WHAT THIS TASK INVOLVES> All lines below must be repeated exactly, with the pictures omitted.

──────── DATASET EXCERPT ────────

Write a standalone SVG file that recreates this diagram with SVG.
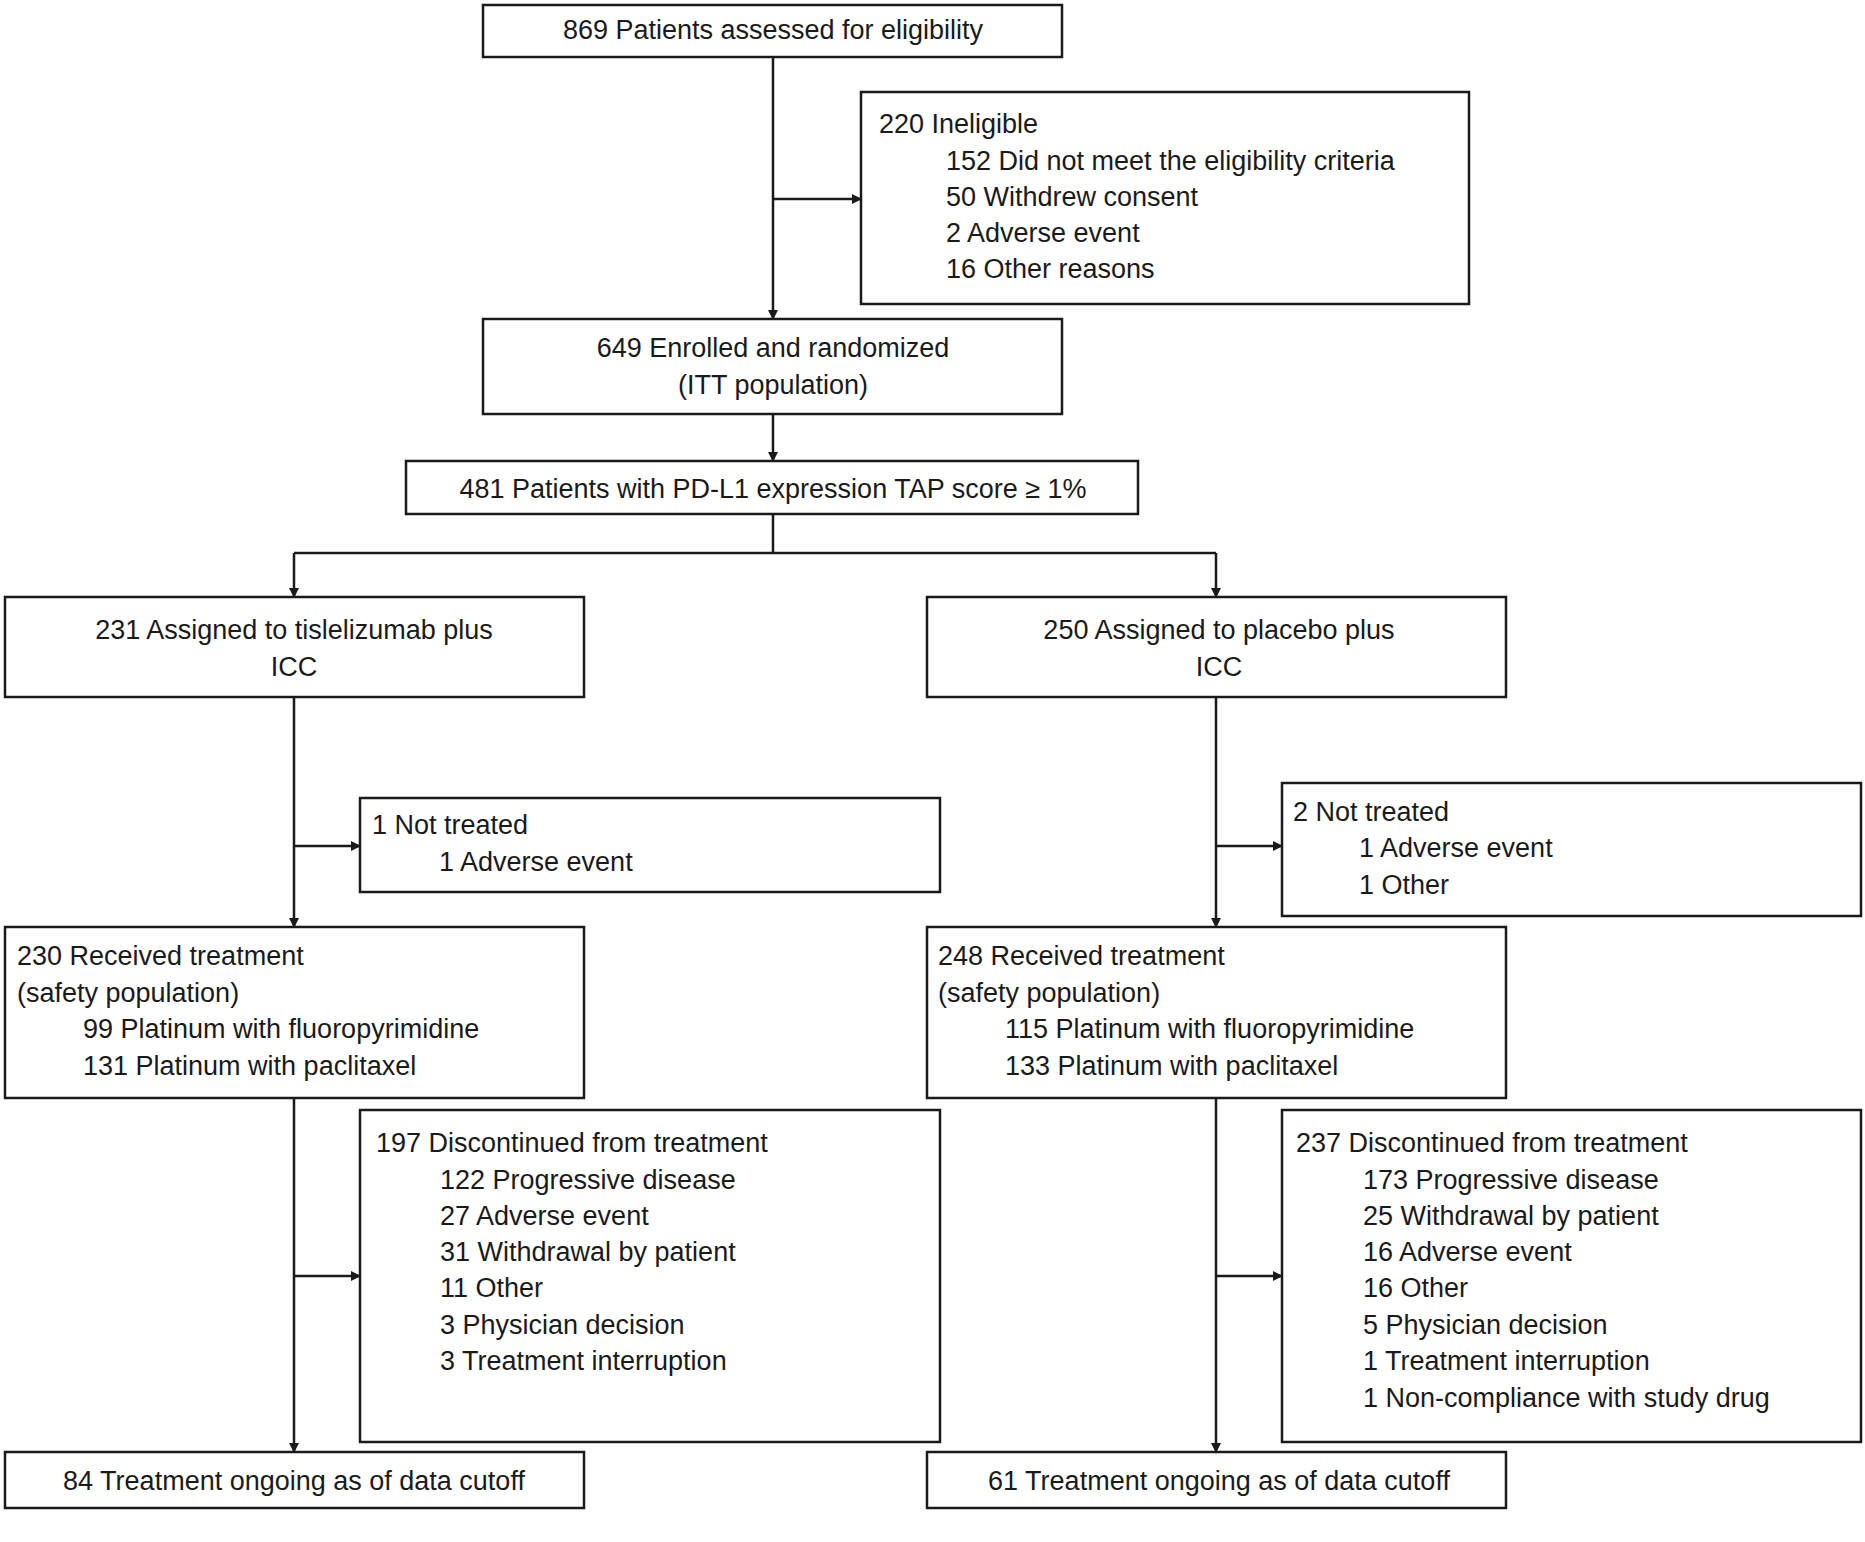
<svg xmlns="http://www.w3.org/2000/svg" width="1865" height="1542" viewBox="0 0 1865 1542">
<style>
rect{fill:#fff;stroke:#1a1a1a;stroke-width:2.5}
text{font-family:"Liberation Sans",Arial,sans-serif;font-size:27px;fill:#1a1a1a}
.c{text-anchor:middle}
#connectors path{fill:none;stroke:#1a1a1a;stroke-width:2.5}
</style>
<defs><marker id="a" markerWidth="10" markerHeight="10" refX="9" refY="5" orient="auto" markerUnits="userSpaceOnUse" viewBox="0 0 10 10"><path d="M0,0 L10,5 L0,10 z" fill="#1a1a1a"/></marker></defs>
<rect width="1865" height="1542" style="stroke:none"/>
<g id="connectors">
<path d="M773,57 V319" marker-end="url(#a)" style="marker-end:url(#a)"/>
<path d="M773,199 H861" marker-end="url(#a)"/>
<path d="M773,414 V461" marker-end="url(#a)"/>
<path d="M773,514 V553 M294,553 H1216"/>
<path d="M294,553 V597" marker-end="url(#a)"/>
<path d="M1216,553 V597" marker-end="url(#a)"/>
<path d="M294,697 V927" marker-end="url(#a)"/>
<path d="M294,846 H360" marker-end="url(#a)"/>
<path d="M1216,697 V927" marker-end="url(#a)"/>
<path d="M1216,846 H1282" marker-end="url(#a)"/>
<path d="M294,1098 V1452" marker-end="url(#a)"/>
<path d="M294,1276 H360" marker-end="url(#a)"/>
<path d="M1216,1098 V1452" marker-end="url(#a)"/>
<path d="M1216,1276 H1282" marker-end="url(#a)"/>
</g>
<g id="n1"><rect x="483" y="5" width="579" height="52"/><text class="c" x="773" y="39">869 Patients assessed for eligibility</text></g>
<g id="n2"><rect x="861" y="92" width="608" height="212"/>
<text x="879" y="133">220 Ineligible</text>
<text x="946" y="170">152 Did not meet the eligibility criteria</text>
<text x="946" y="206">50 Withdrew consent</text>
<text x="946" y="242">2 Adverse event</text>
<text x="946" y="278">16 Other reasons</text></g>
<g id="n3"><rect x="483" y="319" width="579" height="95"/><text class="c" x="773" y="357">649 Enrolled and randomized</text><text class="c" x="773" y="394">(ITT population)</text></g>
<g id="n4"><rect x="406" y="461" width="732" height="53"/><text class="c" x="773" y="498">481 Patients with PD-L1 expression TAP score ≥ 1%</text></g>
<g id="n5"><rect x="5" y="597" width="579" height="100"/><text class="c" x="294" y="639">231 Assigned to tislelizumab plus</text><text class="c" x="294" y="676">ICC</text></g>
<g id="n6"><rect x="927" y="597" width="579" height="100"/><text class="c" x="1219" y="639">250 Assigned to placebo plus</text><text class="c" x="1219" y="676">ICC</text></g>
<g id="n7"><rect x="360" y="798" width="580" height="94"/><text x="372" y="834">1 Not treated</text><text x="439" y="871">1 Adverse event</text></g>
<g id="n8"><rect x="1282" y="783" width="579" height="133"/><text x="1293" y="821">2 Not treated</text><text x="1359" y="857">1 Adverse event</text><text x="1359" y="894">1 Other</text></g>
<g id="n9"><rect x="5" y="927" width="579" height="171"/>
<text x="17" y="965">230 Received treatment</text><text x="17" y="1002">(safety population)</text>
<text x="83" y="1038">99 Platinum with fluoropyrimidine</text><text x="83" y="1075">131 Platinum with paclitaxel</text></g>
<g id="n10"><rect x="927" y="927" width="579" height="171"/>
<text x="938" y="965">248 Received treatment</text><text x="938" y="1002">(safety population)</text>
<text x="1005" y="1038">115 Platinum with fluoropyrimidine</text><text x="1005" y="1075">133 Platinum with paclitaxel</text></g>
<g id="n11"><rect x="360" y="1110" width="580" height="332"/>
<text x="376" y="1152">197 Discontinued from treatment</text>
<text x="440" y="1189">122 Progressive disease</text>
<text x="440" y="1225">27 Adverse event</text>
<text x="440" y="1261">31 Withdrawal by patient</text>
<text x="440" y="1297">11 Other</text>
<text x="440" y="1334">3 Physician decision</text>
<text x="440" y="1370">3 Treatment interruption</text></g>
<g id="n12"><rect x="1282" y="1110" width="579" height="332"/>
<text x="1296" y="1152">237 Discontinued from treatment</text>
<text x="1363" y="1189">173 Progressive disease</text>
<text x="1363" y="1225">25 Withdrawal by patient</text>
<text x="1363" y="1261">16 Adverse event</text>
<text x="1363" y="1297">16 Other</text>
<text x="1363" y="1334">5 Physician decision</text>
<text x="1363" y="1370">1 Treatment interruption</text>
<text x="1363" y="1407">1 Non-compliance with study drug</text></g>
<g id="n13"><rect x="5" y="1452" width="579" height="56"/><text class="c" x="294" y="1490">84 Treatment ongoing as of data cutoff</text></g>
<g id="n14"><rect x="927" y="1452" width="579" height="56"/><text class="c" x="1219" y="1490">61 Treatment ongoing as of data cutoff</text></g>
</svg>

────────

WRITTEN REPLY>
Write a standalone SVG file that recreates this diagram with SVG.
<svg xmlns="http://www.w3.org/2000/svg" width="1865" height="1542" viewBox="0 0 1865 1542">
<style>
rect{fill:#fff;stroke:#1a1a1a;stroke-width:2.5}
text{font-family:"Liberation Sans",Arial,sans-serif;font-size:27px;fill:#1a1a1a}
.c{text-anchor:middle}
#connectors path{fill:none;stroke:#1a1a1a;stroke-width:2.5}
</style>
<defs><marker id="a" markerWidth="10" markerHeight="10" refX="9" refY="5" orient="auto" markerUnits="userSpaceOnUse" viewBox="0 0 10 10"><path d="M0,0 L10,5 L0,10 z" fill="#1a1a1a"/></marker></defs>
<rect width="1865" height="1542" style="stroke:none"/>
<g id="connectors">
<path d="M773,57 V319" marker-end="url(#a)" style="marker-end:url(#a)"/>
<path d="M773,199 H861" marker-end="url(#a)"/>
<path d="M773,414 V461" marker-end="url(#a)"/>
<path d="M773,514 V553 M294,553 H1216"/>
<path d="M294,553 V597" marker-end="url(#a)"/>
<path d="M1216,553 V597" marker-end="url(#a)"/>
<path d="M294,697 V927" marker-end="url(#a)"/>
<path d="M294,846 H360" marker-end="url(#a)"/>
<path d="M1216,697 V927" marker-end="url(#a)"/>
<path d="M1216,846 H1282" marker-end="url(#a)"/>
<path d="M294,1098 V1452" marker-end="url(#a)"/>
<path d="M294,1276 H360" marker-end="url(#a)"/>
<path d="M1216,1098 V1452" marker-end="url(#a)"/>
<path d="M1216,1276 H1282" marker-end="url(#a)"/>
</g>
<g id="n1"><rect x="483" y="5" width="579" height="52"/><text class="c" x="773" y="39">869 Patients assessed for eligibility</text></g>
<g id="n2"><rect x="861" y="92" width="608" height="212"/>
<text x="879" y="133">220 Ineligible</text>
<text x="946" y="170">152 Did not meet the eligibility criteria</text>
<text x="946" y="206">50 Withdrew consent</text>
<text x="946" y="242">2 Adverse event</text>
<text x="946" y="278">16 Other reasons</text></g>
<g id="n3"><rect x="483" y="319" width="579" height="95"/><text class="c" x="773" y="357">649 Enrolled and randomized</text><text class="c" x="773" y="394">(ITT population)</text></g>
<g id="n4"><rect x="406" y="461" width="732" height="53"/><text class="c" x="773" y="498">481 Patients with PD-L1 expression TAP score ≥ 1%</text></g>
<g id="n5"><rect x="5" y="597" width="579" height="100"/><text class="c" x="294" y="639">231 Assigned to tislelizumab plus</text><text class="c" x="294" y="676">ICC</text></g>
<g id="n6"><rect x="927" y="597" width="579" height="100"/><text class="c" x="1219" y="639">250 Assigned to placebo plus</text><text class="c" x="1219" y="676">ICC</text></g>
<g id="n7"><rect x="360" y="798" width="580" height="94"/><text x="372" y="834">1 Not treated</text><text x="439" y="871">1 Adverse event</text></g>
<g id="n8"><rect x="1282" y="783" width="579" height="133"/><text x="1293" y="821">2 Not treated</text><text x="1359" y="857">1 Adverse event</text><text x="1359" y="894">1 Other</text></g>
<g id="n9"><rect x="5" y="927" width="579" height="171"/>
<text x="17" y="965">230 Received treatment</text><text x="17" y="1002">(safety population)</text>
<text x="83" y="1038">99 Platinum with fluoropyrimidine</text><text x="83" y="1075">131 Platinum with paclitaxel</text></g>
<g id="n10"><rect x="927" y="927" width="579" height="171"/>
<text x="938" y="965">248 Received treatment</text><text x="938" y="1002">(safety population)</text>
<text x="1005" y="1038">115 Platinum with fluoropyrimidine</text><text x="1005" y="1075">133 Platinum with paclitaxel</text></g>
<g id="n11"><rect x="360" y="1110" width="580" height="332"/>
<text x="376" y="1152">197 Discontinued from treatment</text>
<text x="440" y="1189">122 Progressive disease</text>
<text x="440" y="1225">27 Adverse event</text>
<text x="440" y="1261">31 Withdrawal by patient</text>
<text x="440" y="1297">11 Other</text>
<text x="440" y="1334">3 Physician decision</text>
<text x="440" y="1370">3 Treatment interruption</text></g>
<g id="n12"><rect x="1282" y="1110" width="579" height="332"/>
<text x="1296" y="1152">237 Discontinued from treatment</text>
<text x="1363" y="1189">173 Progressive disease</text>
<text x="1363" y="1225">25 Withdrawal by patient</text>
<text x="1363" y="1261">16 Adverse event</text>
<text x="1363" y="1297">16 Other</text>
<text x="1363" y="1334">5 Physician decision</text>
<text x="1363" y="1370">1 Treatment interruption</text>
<text x="1363" y="1407">1 Non-compliance with study drug</text></g>
<g id="n13"><rect x="5" y="1452" width="579" height="56"/><text class="c" x="294" y="1490">84 Treatment ongoing as of data cutoff</text></g>
<g id="n14"><rect x="927" y="1452" width="579" height="56"/><text class="c" x="1219" y="1490">61 Treatment ongoing as of data cutoff</text></g>
</svg>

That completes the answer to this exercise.